| Problem details |
Print exactly what lies from the line with "Rebuild this chart" down to the line with "const barData = dekadCenters.map((c, i)", counting both of those lines, but not the pictures.

| Information given |
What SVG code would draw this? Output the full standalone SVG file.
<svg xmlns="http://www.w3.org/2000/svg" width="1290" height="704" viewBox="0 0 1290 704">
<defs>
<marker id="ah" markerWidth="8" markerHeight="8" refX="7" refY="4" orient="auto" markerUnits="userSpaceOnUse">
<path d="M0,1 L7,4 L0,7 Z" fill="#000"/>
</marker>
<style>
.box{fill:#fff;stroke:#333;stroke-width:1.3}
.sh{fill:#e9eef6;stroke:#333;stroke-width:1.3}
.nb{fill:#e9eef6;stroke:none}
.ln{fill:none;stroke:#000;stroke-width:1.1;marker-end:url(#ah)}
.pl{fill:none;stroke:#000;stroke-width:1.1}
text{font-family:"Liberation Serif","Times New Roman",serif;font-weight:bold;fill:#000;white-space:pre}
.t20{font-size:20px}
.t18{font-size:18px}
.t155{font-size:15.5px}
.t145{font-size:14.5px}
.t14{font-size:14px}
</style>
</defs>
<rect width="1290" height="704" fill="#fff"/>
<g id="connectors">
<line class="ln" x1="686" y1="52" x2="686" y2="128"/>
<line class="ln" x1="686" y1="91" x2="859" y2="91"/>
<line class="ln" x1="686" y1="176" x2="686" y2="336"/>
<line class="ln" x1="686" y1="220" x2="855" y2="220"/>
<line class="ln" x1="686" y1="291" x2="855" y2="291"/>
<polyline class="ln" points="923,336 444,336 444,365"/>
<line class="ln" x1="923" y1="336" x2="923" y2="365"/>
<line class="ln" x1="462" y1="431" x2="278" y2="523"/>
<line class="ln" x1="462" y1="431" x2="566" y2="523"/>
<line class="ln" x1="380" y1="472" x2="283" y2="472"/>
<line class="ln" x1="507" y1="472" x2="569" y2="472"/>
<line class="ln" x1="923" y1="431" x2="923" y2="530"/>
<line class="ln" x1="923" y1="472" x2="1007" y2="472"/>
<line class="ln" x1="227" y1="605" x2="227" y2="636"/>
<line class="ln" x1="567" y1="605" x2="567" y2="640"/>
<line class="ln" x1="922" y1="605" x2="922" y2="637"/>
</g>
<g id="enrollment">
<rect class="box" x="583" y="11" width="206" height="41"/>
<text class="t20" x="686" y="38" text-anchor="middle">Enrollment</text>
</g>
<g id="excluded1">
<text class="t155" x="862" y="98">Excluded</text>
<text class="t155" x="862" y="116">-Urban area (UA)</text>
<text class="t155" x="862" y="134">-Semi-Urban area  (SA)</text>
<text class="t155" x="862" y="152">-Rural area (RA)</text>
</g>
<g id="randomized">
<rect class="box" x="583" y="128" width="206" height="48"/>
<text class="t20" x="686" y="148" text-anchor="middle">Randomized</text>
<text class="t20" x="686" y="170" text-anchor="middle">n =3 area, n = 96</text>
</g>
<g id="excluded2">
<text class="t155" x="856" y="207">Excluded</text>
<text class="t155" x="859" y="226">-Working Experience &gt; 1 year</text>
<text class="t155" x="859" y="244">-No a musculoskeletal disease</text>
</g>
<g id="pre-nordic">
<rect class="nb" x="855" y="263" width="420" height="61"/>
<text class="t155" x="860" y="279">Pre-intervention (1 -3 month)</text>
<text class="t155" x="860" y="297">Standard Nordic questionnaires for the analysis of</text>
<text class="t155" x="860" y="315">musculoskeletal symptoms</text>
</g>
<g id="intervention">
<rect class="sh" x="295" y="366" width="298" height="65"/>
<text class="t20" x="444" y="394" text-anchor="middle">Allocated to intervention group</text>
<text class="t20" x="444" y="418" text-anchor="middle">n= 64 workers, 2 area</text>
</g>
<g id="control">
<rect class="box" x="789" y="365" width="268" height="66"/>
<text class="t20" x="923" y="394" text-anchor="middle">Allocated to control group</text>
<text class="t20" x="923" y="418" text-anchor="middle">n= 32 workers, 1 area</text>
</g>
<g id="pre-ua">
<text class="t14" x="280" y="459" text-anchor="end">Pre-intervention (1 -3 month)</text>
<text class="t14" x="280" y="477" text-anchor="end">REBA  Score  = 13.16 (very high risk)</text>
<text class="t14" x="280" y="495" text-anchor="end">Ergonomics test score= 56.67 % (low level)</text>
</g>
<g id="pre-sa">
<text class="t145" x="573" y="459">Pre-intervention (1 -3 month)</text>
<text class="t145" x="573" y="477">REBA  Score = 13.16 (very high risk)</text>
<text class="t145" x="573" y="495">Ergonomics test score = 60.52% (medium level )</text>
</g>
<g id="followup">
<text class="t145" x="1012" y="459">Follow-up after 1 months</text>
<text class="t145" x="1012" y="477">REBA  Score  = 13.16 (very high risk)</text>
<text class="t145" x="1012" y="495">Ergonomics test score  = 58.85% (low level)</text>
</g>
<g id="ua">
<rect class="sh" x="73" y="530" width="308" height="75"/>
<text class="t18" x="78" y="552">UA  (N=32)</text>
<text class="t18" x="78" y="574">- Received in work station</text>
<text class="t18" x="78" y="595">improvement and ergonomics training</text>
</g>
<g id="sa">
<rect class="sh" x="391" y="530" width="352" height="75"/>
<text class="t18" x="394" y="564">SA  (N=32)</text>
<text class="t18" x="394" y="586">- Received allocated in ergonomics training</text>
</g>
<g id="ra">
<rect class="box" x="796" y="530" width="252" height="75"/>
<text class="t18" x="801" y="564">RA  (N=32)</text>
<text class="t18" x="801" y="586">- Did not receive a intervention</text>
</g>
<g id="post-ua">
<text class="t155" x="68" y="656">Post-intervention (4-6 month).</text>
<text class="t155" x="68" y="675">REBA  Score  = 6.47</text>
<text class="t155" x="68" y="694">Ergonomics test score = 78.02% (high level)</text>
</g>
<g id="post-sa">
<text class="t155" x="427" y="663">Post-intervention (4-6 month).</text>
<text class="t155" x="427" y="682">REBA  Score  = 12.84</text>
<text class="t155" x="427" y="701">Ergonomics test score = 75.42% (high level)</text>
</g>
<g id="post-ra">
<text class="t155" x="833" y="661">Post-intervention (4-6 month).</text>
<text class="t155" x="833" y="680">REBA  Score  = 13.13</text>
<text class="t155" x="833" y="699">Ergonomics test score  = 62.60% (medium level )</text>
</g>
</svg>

--

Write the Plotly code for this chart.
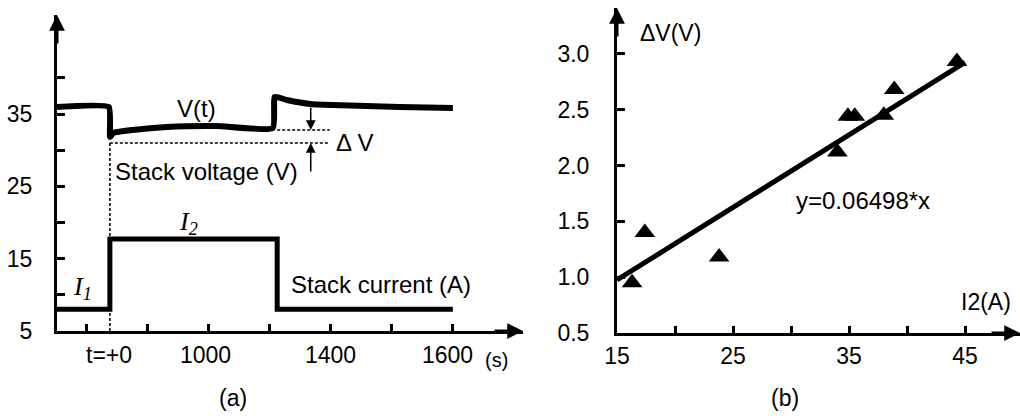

* * *

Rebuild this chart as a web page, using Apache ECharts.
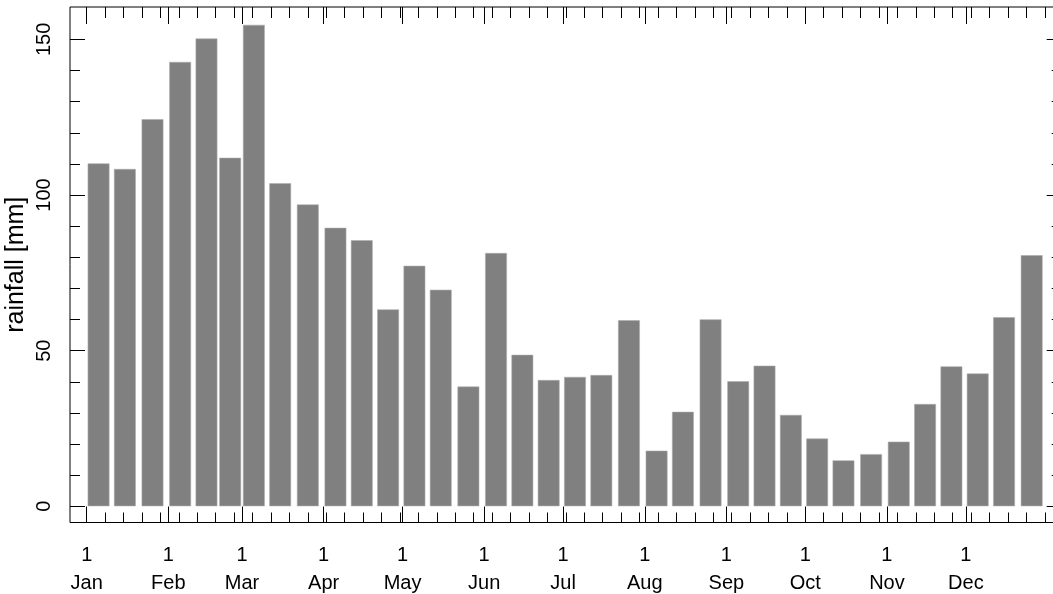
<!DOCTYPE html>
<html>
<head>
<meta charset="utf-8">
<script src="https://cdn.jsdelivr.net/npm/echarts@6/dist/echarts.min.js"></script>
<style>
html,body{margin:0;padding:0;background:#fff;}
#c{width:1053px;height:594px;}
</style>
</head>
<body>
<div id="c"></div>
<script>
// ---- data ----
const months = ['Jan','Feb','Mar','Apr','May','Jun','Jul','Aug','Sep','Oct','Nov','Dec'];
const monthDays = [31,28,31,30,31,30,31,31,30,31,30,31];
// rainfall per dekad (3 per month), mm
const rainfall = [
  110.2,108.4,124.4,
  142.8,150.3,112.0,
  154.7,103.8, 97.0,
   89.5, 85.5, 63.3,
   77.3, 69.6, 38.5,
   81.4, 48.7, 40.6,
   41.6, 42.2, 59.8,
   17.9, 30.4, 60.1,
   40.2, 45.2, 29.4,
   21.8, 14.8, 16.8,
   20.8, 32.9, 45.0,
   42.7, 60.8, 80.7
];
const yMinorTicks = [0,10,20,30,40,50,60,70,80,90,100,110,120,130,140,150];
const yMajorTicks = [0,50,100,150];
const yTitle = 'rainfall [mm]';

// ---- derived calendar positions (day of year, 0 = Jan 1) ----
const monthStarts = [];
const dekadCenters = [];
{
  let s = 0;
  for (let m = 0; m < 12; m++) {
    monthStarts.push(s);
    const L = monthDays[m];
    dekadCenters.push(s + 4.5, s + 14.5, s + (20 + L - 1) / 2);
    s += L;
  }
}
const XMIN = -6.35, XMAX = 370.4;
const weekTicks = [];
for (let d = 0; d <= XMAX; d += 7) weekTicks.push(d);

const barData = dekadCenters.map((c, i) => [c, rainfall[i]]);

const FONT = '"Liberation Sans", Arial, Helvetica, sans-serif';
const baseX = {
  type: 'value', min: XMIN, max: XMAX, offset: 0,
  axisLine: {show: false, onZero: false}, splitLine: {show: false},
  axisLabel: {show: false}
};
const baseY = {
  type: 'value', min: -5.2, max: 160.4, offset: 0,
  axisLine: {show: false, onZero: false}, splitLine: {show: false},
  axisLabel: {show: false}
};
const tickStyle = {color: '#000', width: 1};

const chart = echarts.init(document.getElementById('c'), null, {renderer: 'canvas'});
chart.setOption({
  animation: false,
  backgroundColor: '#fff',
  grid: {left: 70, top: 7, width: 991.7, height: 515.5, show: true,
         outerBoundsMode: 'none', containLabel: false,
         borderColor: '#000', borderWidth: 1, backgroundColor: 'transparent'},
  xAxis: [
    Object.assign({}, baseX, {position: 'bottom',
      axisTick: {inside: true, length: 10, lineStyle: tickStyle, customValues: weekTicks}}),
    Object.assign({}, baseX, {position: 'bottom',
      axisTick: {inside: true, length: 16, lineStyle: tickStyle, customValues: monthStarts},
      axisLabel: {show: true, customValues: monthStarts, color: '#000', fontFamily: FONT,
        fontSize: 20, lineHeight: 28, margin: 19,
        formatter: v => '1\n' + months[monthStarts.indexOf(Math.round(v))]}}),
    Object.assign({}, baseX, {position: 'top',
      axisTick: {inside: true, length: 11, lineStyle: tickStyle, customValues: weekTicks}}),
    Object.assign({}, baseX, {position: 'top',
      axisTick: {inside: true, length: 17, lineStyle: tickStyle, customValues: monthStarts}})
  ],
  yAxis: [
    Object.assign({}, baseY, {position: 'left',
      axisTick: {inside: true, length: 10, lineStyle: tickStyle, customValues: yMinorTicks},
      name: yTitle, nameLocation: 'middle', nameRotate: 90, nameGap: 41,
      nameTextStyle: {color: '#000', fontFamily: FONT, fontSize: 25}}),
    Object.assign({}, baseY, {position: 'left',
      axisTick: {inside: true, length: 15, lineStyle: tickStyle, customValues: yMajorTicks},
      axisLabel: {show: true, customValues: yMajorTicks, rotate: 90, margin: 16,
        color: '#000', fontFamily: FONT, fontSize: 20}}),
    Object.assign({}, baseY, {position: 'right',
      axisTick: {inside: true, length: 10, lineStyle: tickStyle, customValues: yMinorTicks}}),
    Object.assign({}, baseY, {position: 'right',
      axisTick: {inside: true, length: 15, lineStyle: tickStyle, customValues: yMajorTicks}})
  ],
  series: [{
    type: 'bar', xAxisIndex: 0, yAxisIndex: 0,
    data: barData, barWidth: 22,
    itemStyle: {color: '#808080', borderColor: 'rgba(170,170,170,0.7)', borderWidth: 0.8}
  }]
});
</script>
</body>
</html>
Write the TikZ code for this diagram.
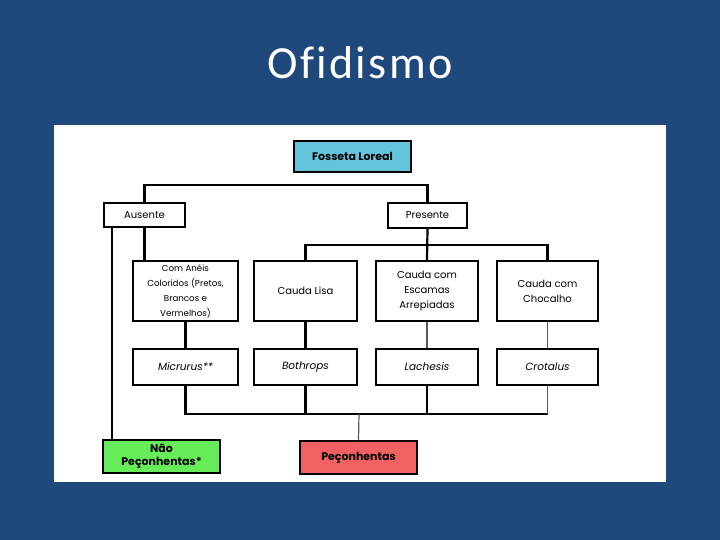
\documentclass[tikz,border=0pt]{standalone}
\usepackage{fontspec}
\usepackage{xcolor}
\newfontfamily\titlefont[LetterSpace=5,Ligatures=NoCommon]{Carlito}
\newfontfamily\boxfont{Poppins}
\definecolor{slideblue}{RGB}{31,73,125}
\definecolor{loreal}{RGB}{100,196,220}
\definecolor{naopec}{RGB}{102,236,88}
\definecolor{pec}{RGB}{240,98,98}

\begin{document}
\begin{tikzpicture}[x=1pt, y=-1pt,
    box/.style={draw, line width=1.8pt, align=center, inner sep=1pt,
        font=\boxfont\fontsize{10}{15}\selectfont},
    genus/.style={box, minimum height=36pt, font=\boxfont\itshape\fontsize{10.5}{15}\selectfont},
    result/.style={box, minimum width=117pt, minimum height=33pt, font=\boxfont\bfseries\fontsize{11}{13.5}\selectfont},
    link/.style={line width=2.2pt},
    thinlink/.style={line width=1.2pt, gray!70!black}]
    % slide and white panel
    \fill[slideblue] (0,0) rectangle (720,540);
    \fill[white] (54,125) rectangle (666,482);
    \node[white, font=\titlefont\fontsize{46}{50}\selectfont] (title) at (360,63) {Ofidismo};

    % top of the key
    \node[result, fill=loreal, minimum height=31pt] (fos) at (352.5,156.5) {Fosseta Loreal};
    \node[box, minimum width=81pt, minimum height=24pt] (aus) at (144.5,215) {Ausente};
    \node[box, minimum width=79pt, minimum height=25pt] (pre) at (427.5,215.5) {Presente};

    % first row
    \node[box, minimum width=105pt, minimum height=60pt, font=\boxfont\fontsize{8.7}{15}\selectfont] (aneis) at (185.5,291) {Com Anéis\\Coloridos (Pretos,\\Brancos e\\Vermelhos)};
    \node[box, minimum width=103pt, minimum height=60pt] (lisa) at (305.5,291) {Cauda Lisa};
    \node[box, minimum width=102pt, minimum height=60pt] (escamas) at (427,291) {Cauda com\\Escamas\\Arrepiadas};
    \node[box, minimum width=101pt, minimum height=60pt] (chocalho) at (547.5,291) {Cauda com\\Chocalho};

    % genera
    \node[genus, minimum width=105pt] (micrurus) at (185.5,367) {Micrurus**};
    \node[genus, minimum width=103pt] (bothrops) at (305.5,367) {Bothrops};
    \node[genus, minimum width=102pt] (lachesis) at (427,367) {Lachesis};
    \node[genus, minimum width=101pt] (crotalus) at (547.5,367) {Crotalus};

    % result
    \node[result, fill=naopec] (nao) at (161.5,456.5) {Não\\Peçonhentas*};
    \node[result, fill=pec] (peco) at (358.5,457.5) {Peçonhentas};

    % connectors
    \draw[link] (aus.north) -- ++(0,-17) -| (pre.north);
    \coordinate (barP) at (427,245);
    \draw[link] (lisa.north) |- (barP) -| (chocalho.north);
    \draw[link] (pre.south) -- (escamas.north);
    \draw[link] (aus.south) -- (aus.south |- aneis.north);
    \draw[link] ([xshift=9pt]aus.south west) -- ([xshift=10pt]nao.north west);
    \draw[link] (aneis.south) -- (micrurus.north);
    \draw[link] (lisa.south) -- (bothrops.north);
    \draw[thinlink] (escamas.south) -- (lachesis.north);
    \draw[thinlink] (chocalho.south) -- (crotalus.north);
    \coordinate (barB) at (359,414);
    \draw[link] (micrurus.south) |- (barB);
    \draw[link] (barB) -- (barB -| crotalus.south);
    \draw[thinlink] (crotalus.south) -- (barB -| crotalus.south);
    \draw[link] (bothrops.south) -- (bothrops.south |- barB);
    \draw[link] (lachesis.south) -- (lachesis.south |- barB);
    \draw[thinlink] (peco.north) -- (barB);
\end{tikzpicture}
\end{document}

| Response |
Rebuild this chart as a web page, using Apache ECharts.
<!DOCTYPE html>
<html>
<head>
<meta charset="utf-8">
<script src="https://cdn.jsdelivr.net/npm/echarts@6/dist/echarts.min.js"></script>
<style>
html,body{margin:0;padding:0;background:#fff;}
#c{width:1053px;height:594px;}
</style>
</head>
<body>
<div id="c"></div>
<script>
// ---- data ----
const months = ['Jan','Feb','Mar','Apr','May','Jun','Jul','Aug','Sep','Oct','Nov','Dec'];
const monthDays = [31,28,31,30,31,30,31,31,30,31,30,31];
// rainfall per dekad (3 per month), mm
const rainfall = [
  110.2,108.4,124.4,
  142.8,150.3,112.0,
  154.7,103.8, 97.0,
   89.5, 85.5, 63.3,
   77.3, 69.6, 38.5,
   81.4, 48.7, 40.6,
   41.6, 42.2, 59.8,
   17.9, 30.4, 60.1,
   40.2, 45.2, 29.4,
   21.8, 14.8, 16.8,
   20.8, 32.9, 45.0,
   42.7, 60.8, 80.7
];
const yMinorTicks = [0,10,20,30,40,50,60,70,80,90,100,110,120,130,140,150];
const yMajorTicks = [0,50,100,150];
const yTitle = 'rainfall [mm]';

// ---- derived calendar positions (day of year, 0 = Jan 1) ----
const monthStarts = [];
const dekadCenters = [];
{
  let s = 0;
  for (let m = 0; m < 12; m++) {
    monthStarts.push(s);
    const L = monthDays[m];
    dekadCenters.push(s + 4.5, s + 14.5, s + (20 + L - 1) / 2);
    s += L;
  }
}
const XMIN = -6.35, XMAX = 370.4;
const weekTicks = [];
for (let d = 0; d <= XMAX; d += 7) weekTicks.push(d);

const barData = dekadCenters.map((c, i) => [c, rainfall[i]]);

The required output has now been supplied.